The Economist "By Invitation" asks:
Economics: Should the ECB raise rates?: Last week, European Central Bank President Jean-Claude Trichet hinted that the ECB may increase interest rates within the next month, and other officials have suggested that as many as three rate increases could take place this year. The announcement came as new figures showed inflation continuing to move upward in January, due in part, but not entirely, to rising energy costs. Central bankers elsewhere, and in Britain especially, will be watching closely to see what the ECB does. Should the ECB begin tightening monetary policy now? If so, how should it go about it; how much tightening is necessary? If not, what course should the ECB navigate?
And Michael Heisse, amazingly, answers "yes":
Economics: Cautious European rate hikes are warranted: There are several factors warranting a rate hike. First of all, euro-area inflation has increased of late, largely owing to rising energy and commodity prices. For the ECB, it is crucial that the recent rise in inflation does not give rise to broad-based inflationary pressure.... Inflation rates are likely to stay above 2% in 2011, before moderating again.

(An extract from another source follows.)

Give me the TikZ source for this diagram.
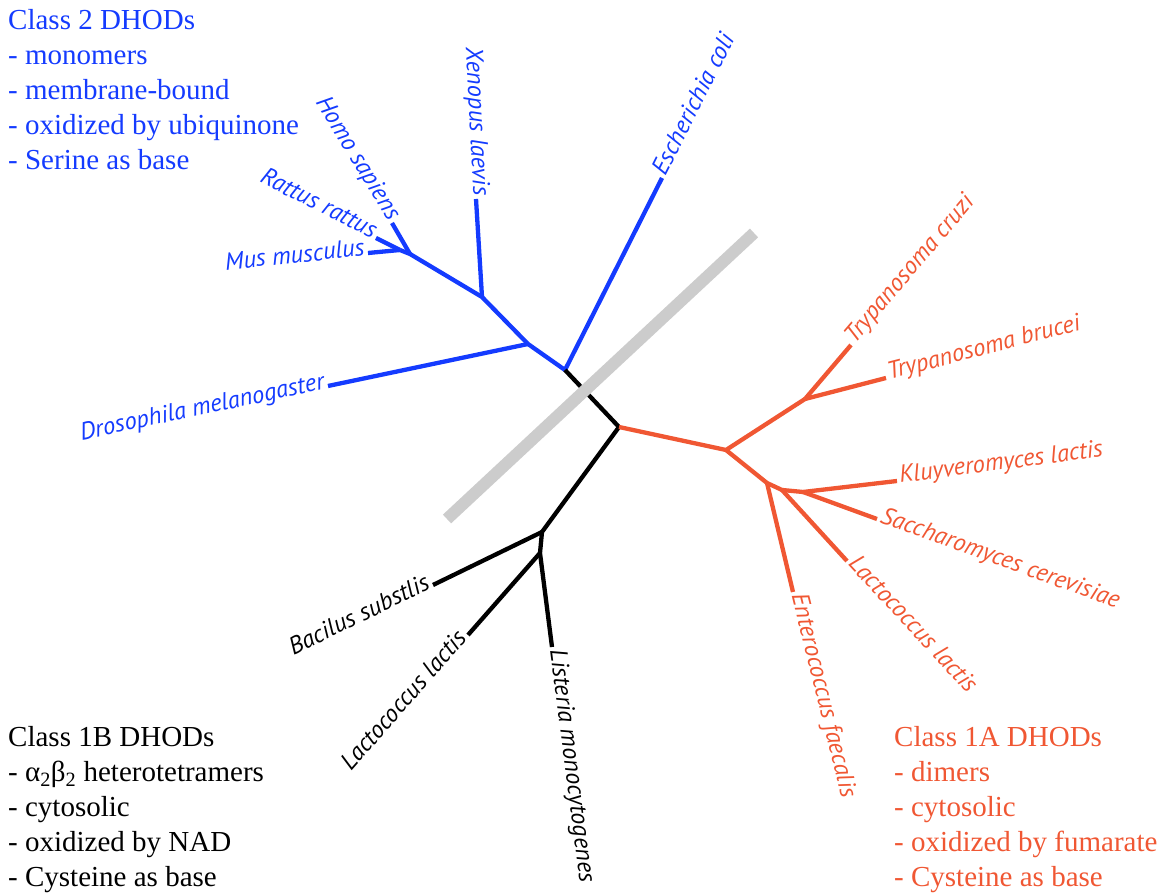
\documentclass[tikz,border=0pt]{standalone}
\usepackage{fontspec}
\setmainfont{Liberation Serif}
\newfontfamily\leaffont{PT Sans}
\usepackage{tikz}
\definecolor{dhodblue}{rgb}{0.08,0.23,1}
\definecolor{dhodorange}{rgb}{0.94,0.34,0.2}
\definecolor{bargray}{rgb}{0.8,0.8,0.8}

\begin{document}
\begin{tikzpicture}[line cap=butt,line join=round,x=1pt,y=1pt,
    branch/.style={line width=4.3pt},
    leaf/.style={font=\leaffont\itshape\fontsize{24.5}{29}\selectfont,inner sep=3pt},
    legend/.style={font=\fontsize{29}{35}\selectfont,align=left,inner sep=0pt,anchor=north west}]
    \useasboundingbox (0,0) rectangle (1171,894);
    % inner nodes
    \coordinate (root) at (619,467);
    \coordinate (ecoN) at (565,524);
    \coordinate (droN) at (528,550);
    \coordinate (xenN) at (482,597);
    \coordinate (homN) at (410,640);
    \coordinate (rodN) at (400,644);
    \coordinate (bacN) at (542,362);
    \coordinate (lisN) at (540,341);
    \coordinate (oraN) at (726,444);
    \coordinate (tryN) at (805,495);
    \coordinate (entN) at (767,411);
    \coordinate (lctN) at (782,404);
    \coordinate (yeaN) at (803,402);
    % leaves
    \coordinate (ecoli) at (662,716);
    \coordinate (dro) at (328,508);
    \coordinate (xen) at (476,695);
    \coordinate (hom) at (392,671);
    \coordinate (rat) at (376,656);
    \coordinate (mus) at (368,641);
    \coordinate (bac) at (433,309);
    \coordinate (lacB) at (468,259);
    \coordinate (lis) at (552,247);
    \coordinate (cru) at (851,549);
    \coordinate (bru) at (886,516);
    \coordinate (klu) at (897,413);
    \coordinate (sac) at (877,375);
    \coordinate (lacA) at (847,333);
    \coordinate (ent) at (793,302);
    % class 2
    \draw [branch,color=dhodblue] (ecoN)-- (ecoli);
    \draw [branch,color=dhodblue] (ecoN)-- (droN)-- (xenN)-- (homN)-- (rodN);
    \draw [branch,color=dhodblue] (droN)-- (dro);
    \draw [branch,color=dhodblue] (xenN)-- (xen);
    \draw [branch,color=dhodblue] (homN)-- (hom);
    \draw [branch,color=dhodblue] (rodN)-- (rat);
    \draw [branch,color=dhodblue] (rodN)-- (mus);
    % class 1B
    \draw [branch] (ecoN)-- (root)-- (bacN)-- (lisN);
    \draw [branch] (bacN)-- (bac);
    \draw [branch] (lisN)-- (lacB);
    \draw [branch] (lisN)-- (lis);
    % class 1A
    \draw [branch,color=dhodorange] (root)-- (oraN)-- (tryN);
    \draw [branch,color=dhodorange] (tryN)-- (cru);
    \draw [branch,color=dhodorange] (tryN)-- (bru);
    \draw [branch,color=dhodorange] (oraN)-- (entN)-- (lctN)-- (yeaN);
    \draw [branch,color=dhodorange] (yeaN)-- (klu);
    \draw [branch,color=dhodorange] (yeaN)-- (sac);
    \draw [branch,color=dhodorange] (lctN)-- (lacA);
    \draw [branch,color=dhodorange] (entN)-- (ent);
    % separating bar
    \coordinate (barA) at (447,375);
    \coordinate (barB) at (754,661);
    \draw [color=bargray,line width=12pt] (barA)-- (barB);
    % species
    \node [leaf,text=dhodblue,rotate=63.2,anchor=mid west] (ecoliL) at (ecoli) {Escherichia coli};
    \node [leaf,text=dhodblue,rotate=11.9,anchor=mid east] (droL) at (dro) {Drosophila melanogaster};
    \node [leaf,text=dhodblue,rotate=-87,anchor=mid east] (xenL) at (xen) {Xenopus laevis};
    \node [leaf,text=dhodblue,rotate=-58.5,anchor=mid east] (homL) at (hom) {Homo sapiens};
    \node [leaf,text=dhodblue,rotate=-26.6,anchor=mid east] (ratL) at (rat) {Rattus rattus};
    \node [leaf,text=dhodblue,rotate=6,anchor=mid east] (musL) at (mus) {Mus musculus};
    \node [leaf,rotate=25.9,anchor=mid east] (bacL) at (bac) {Bacilus substlis};
    \node [leaf,rotate=48.7,anchor=mid east] (lacBL) at (lacB) {Lactococcus lactis};
    \node [leaf,rotate=-82.7,anchor=mid west] (lisL) at (lis) {Listeria monocytogenes};
    \node [leaf,text=dhodorange,rotate=49.6,anchor=mid west] (cruL) at (cru) {Trypanosoma cruzi};
    \node [leaf,text=dhodorange,rotate=14.5,anchor=mid west] (bruL) at (bru) {Trypanosoma brucei};
    \node [leaf,text=dhodorange,rotate=7.4,anchor=mid west] (kluL) at (klu) {Kluyveromyces lactis};
    \node [leaf,text=dhodorange,rotate=-19.9,anchor=mid west] (sacL) at (sac) {Saccharomyces cerevisiae};
    \node [leaf,text=dhodorange,rotate=-47.1,anchor=mid west] (lacAL) at (lacA) {Lactococcus lactis};
    \node [leaf,text=dhodorange,rotate=-76.1,anchor=mid west] (entL) at (ent) {Enterococcus faecalis};
    % legends
    \node [legend,text=dhodblue] (class2) at (8,885) {Class 2 DHODs\\- monomers\\- membrane-bound\\- oxidized by ubiquinone\\- Serine as base};
    \node [legend] (class1B) at (8,168) {Class 1B DHODs\\- α\textsubscript{2}β\textsubscript{2} heterotetramers\\- cytosolic\\- oxidized by NAD\\- Cysteine as base};
    \node [legend,text=dhodorange] (class1A) at (894,168) {Class 1A DHODs\\- dimers\\- cytosolic\\- oxidized by fumarate\\- Cysteine as base};
\end{tikzpicture}
\end{document}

Ominously, industrial producer prices—which tend to act as an early indicator for consumer prices—accelerated in the course of 2010. The ECB’s monetary policy stance looks increasingly accommodative against the background of a marked pickup in economic activity, due partly to robust growth abroad, but also reflecting improved domestic growth dynamics.
Since the ECB aims at maintaining price stability over the medium term, it also takes into account longer-term risks to price stability emanating from destabilising financial and monetary trends. Accordingly, with renewed excesses bubbling up on the financial markets (commodity markets, capital flows to emerging markets), the markets need to be given a signal that speculative positions based on the assumption of “eternally” low money market rates are risky...
He thinks inflation is likely to fall back below 2% in 2011, and yet he is calling for interest rate increases now?